§ Work instructions: Take the listing from its first line through the line that contains "const yTicks = [-1.5, -1.0, -0.5, 0, 0.5, 1.0, 1.5, 2.0];" and please retype those lines exactly, leaving out the pictures.
— begin Recorded information —
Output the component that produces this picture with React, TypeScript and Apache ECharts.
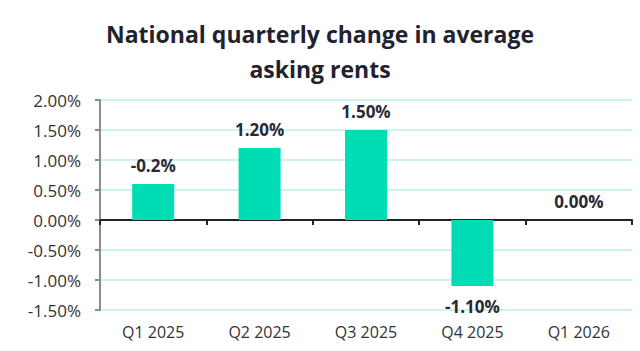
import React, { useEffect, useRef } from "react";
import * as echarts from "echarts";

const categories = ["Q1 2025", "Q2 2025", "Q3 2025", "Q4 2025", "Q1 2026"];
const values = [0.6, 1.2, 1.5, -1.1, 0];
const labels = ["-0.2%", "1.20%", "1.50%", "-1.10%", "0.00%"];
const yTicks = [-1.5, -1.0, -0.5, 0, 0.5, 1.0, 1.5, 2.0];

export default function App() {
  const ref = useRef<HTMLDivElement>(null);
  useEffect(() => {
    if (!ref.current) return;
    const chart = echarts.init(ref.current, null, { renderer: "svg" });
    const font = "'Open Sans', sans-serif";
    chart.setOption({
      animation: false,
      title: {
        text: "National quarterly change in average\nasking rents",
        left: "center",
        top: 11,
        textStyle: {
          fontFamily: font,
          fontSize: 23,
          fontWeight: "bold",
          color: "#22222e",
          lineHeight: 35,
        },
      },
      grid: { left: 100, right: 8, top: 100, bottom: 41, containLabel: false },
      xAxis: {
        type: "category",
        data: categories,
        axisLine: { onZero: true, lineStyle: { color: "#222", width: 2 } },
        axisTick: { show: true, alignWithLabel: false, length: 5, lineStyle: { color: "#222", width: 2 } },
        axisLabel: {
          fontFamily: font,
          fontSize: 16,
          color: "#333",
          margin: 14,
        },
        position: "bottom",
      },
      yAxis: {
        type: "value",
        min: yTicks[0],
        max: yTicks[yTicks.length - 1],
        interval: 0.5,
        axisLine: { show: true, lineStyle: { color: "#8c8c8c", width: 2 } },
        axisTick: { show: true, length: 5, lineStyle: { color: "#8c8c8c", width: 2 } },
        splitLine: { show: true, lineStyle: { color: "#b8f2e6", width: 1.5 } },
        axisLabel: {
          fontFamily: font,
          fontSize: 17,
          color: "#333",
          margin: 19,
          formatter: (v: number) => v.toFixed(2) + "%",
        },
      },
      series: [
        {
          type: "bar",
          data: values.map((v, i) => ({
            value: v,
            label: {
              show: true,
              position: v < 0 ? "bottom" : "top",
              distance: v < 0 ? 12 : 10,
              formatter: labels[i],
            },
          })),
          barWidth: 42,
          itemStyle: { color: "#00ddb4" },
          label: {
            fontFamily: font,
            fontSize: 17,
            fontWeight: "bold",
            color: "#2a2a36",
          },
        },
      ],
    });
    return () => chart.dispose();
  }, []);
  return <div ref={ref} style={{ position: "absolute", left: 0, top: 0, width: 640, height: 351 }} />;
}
— end Recorded information —
§ Solution:
Output the component that produces this picture with React, TypeScript and Apache ECharts.
import React, { useEffect, useRef } from "react";
import * as echarts from "echarts";

const categories = ["Q1 2025", "Q2 2025", "Q3 2025", "Q4 2025", "Q1 2026"];
const values = [0.6, 1.2, 1.5, -1.1, 0];
const labels = ["-0.2%", "1.20%", "1.50%", "-1.10%", "0.00%"];
const yTicks = [-1.5, -1.0, -0.5, 0, 0.5, 1.0, 1.5, 2.0];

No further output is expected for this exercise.